## Written request
Please write out the lines of the data exactly, beginning with the first and ending with the line containing "BAR_H = 0.69"; leave the pictures behind.

------------------------------

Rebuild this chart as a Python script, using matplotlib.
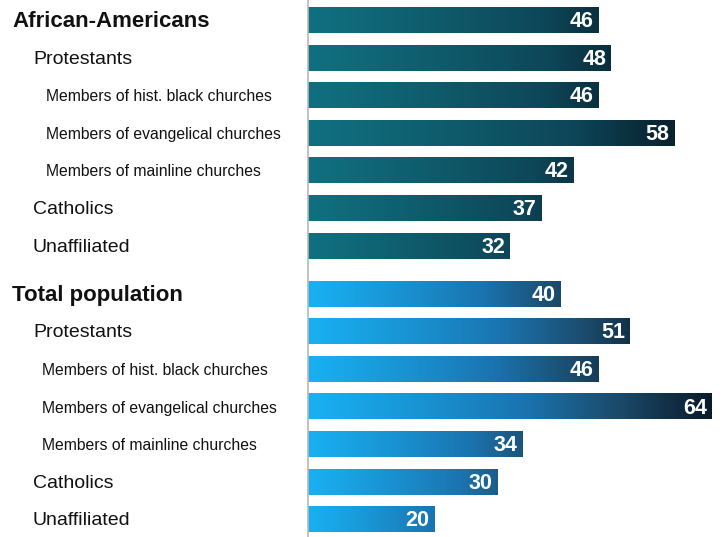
import numpy as np
import matplotlib.pyplot as plt
from matplotlib.colors import LinearSegmentedColormap
from matplotlib.transforms import blended_transform_factory

plt.rcParams['font.family'] = ['Liberation Sans', 'DejaVu Sans']

groups = ["African-Americans", "Total population"]
subgroups = ["Protestants", "Members of hist. black churches",
             "Members of evangelical churches", "Members of mainline churches",
             "Catholics", "Unaffiliated"]
levels = [1, 2, 2, 2, 1, 1]
aa_values = [46, 48, 46, 58, 42, 37, 32]
total_values = [40, 51, 46, 64, 34, 30, 20]

XMAX = 65.6
GAP = 0.28
BAR_H = 0.69

cmaps = [
    LinearSegmentedColormap.from_list(
        "teal", [(0, "#10707f"), (0.66, "#0d4658"), (0.85, "#0a2c3a"), (1.0, "#071c28")]),
    LinearSegmentedColormap.from_list(
        "blue", [(0, "#18b0f2"), (0.5, "#1a74b0"), (0.75, "#1b4a6a"), (1.0, "#0a1a2a")]),
]

fig = plt.figure(figsize=(7.22, 5.37), dpi=100)
ax = fig.add_axes([308 / 722, 0, 1 - 308 / 722, 1])

trans = blended_transform_factory(fig.transFigure, ax.transData)
indent_x = {0: 12, 1: 33, 2: 46}
sizes = {0: 16, 1: 14, 2: 11.3}

t = np.linspace(0, 1, 256)
for g, (name, vals) in enumerate(zip(groups, [aa_values, total_values])):
    labels = [name] + subgroups
    lev = [0] + levels
    for i, (lab, lv, v) in enumerate(zip(labels, lev, vals)):
        y = g * (7 + GAP) + i
        grad = (t ** 1.1 * (v / 64.0) ** 0.6).reshape(1, -1)
        ax.imshow(grad, cmap=cmaps[g], vmin=0, vmax=1, aspect='auto',
                  extent=[0, v, y + BAR_H / 2, y - BAR_H / 2], interpolation='bilinear')
        ax.text(v - 0.75, y + 0.04, str(v), color='white', fontsize=15.5,
                fontweight='bold', ha='right', va='center')
        xpx = indent_x[lv] - (4 if (g == 1 and lv == 2) else 0)
        ax.text(xpx / 722, y + 0.04, lab, transform=trans, fontsize=sizes[lv],
                fontweight='bold' if lv == 0 else 'normal', color='#111111',
                ha='left', va='center')

ax.set_xlim(0, XMAX)
ax.set_ylim(13.75, -0.53)
for s in ['top', 'right', 'bottom']:
    ax.spines[s].set_visible(False)
ax.spines['left'].set_color('#b8b8b8')
ax.spines['left'].set_linewidth(1.2)
ax.set_xticks([])
ax.set_yticks([])
ax.patch.set_alpha(0)

fig.savefig("out.png", dpi=100)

------------------------------

## Answer to the exercise
Rebuild this chart as a Python script, using matplotlib.
import numpy as np
import matplotlib.pyplot as plt
from matplotlib.colors import LinearSegmentedColormap
from matplotlib.transforms import blended_transform_factory

plt.rcParams['font.family'] = ['Liberation Sans', 'DejaVu Sans']

groups = ["African-Americans", "Total population"]
subgroups = ["Protestants", "Members of hist. black churches",
             "Members of evangelical churches", "Members of mainline churches",
             "Catholics", "Unaffiliated"]
levels = [1, 2, 2, 2, 1, 1]
aa_values = [46, 48, 46, 58, 42, 37, 32]
total_values = [40, 51, 46, 64, 34, 30, 20]

XMAX = 65.6
GAP = 0.28
BAR_H = 0.69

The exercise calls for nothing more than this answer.